Staples that beat the demand environment
The picture reverses on several everyday items. A dozen medium eggs cost 55 cents in 1966, which works out to about $5.60 in today's dollars after inflation adjustment, yet shoppers can now find a dozen medium eggs for as little as $1.59. Butter, milk, and ice cream also come in cheaper in real terms today than they did six decades ago. The read-through for the grocery sector is that productivity gains in parts of the food supply chain have, on balance, outrun general inflation on selected staples while failing to do so on others.
The wage context that reframes the numbers
No reading of 1960s grocery prices holds without the income floor. The average American worker earned between $2.00 and $3.00 an hour at the time, a figure cited repeatedly by Reddit users who have been sharing and debating vintage grocery ads across the platform. The point made in multiple threads: the share of a paycheck spent on groceries was comparable to today's, even when the nominal figures look like a different economy. Families also shopped in formats largely absent from modern retail, including 25-pound bags of potatoes and pound-sized bags of potato chips, pointing to different household sizes and supply structures.

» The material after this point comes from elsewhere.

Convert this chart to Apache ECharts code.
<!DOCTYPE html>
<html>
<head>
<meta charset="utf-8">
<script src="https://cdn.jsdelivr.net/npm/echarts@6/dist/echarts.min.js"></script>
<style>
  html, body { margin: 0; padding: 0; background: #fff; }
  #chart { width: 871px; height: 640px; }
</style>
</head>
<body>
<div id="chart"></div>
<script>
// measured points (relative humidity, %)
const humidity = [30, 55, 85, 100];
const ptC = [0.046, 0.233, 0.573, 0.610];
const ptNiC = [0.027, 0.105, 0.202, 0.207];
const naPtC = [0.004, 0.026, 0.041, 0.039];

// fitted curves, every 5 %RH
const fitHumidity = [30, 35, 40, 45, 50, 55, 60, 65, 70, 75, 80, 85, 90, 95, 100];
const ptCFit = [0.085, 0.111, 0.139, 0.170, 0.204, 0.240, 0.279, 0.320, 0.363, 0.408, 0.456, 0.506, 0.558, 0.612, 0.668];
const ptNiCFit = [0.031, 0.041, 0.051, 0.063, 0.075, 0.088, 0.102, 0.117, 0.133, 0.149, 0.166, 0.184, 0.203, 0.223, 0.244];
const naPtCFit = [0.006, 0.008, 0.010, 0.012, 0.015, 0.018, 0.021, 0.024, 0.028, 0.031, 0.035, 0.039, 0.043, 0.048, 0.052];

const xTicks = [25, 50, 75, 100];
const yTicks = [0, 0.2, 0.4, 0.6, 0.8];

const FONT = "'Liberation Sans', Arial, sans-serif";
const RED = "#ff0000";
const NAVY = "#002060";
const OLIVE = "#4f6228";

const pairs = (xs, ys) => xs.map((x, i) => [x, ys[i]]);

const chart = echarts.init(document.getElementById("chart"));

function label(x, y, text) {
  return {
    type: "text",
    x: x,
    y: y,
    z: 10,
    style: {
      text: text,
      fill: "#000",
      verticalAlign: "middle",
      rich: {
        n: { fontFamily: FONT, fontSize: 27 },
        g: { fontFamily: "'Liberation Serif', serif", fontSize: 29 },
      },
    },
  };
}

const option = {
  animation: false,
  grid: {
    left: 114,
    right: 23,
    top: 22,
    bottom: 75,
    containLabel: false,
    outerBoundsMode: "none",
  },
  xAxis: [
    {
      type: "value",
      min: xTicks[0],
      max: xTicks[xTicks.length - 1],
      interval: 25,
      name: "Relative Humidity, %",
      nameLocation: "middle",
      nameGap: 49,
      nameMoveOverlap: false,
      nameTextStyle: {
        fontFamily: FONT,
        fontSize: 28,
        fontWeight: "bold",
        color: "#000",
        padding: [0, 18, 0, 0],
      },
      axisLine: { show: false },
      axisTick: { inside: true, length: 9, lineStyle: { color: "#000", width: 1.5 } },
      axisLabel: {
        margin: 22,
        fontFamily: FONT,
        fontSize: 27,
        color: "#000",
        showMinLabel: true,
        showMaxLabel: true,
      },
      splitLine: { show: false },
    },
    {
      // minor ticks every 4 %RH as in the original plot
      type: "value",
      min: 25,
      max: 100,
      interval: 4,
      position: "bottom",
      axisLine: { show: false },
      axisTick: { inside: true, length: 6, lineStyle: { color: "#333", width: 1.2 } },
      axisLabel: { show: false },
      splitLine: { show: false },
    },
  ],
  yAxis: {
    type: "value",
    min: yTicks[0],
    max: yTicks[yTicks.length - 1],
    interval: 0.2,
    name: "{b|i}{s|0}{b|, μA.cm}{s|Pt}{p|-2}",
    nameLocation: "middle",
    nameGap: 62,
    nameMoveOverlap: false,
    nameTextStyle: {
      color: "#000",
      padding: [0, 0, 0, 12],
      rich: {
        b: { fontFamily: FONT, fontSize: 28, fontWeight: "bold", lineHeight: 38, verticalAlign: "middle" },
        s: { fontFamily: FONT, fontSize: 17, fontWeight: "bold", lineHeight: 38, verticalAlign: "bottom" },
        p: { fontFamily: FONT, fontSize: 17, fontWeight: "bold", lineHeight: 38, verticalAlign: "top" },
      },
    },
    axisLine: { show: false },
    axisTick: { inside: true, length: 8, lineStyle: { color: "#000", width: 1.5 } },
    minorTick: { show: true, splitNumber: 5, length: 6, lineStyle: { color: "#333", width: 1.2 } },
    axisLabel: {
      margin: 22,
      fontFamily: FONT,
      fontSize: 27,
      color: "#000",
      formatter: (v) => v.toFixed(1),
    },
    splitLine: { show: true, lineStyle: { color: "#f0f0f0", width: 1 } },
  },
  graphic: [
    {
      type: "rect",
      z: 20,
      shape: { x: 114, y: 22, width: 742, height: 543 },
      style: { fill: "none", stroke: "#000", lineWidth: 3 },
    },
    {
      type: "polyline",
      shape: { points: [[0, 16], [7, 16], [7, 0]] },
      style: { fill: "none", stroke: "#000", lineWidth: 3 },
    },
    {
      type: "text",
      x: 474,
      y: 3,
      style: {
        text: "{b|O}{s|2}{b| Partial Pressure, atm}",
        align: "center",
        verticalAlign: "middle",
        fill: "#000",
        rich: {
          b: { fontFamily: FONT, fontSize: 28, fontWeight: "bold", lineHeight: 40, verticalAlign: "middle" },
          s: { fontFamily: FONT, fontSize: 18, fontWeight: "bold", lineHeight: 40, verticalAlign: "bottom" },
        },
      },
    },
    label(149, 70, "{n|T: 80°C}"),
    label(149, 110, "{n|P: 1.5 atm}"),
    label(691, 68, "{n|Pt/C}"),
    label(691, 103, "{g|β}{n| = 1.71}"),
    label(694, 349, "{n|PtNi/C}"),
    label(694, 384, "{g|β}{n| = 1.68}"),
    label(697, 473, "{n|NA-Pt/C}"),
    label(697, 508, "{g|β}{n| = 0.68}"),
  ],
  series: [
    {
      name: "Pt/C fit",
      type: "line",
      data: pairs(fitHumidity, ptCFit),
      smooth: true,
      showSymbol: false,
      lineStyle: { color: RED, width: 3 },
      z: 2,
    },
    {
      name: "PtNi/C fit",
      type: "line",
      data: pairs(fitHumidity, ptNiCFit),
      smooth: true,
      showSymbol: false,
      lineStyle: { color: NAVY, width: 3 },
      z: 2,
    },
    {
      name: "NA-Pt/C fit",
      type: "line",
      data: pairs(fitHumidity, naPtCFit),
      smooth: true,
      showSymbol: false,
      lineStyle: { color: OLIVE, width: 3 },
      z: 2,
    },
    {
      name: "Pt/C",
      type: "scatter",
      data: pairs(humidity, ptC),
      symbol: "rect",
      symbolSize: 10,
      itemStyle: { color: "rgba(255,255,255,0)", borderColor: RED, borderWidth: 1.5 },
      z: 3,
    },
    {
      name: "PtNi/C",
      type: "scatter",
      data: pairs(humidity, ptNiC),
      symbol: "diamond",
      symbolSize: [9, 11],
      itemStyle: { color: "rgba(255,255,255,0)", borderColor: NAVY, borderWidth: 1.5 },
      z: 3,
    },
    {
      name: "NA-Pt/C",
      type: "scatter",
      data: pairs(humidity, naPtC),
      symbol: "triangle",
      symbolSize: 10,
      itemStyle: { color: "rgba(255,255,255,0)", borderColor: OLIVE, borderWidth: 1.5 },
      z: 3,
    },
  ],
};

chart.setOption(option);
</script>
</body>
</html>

The S&H Green Stamps loyalty program, which let shoppers redeem booklets of collected stamps for household goods such as toasters, appeared in the vintage ads as well. One Reddit commenter recalled the ritual of filling those booklets and visiting a dedicated S&H store with their mother.
Tasting Table's inflation exercise does not settle the debate over grocery affordability, but it does locate it more precisely. Sirloin steak at $17.99 per pound today, against an inflation-adjusted 1966 price of $7.95, is the cleanest single figure in the data.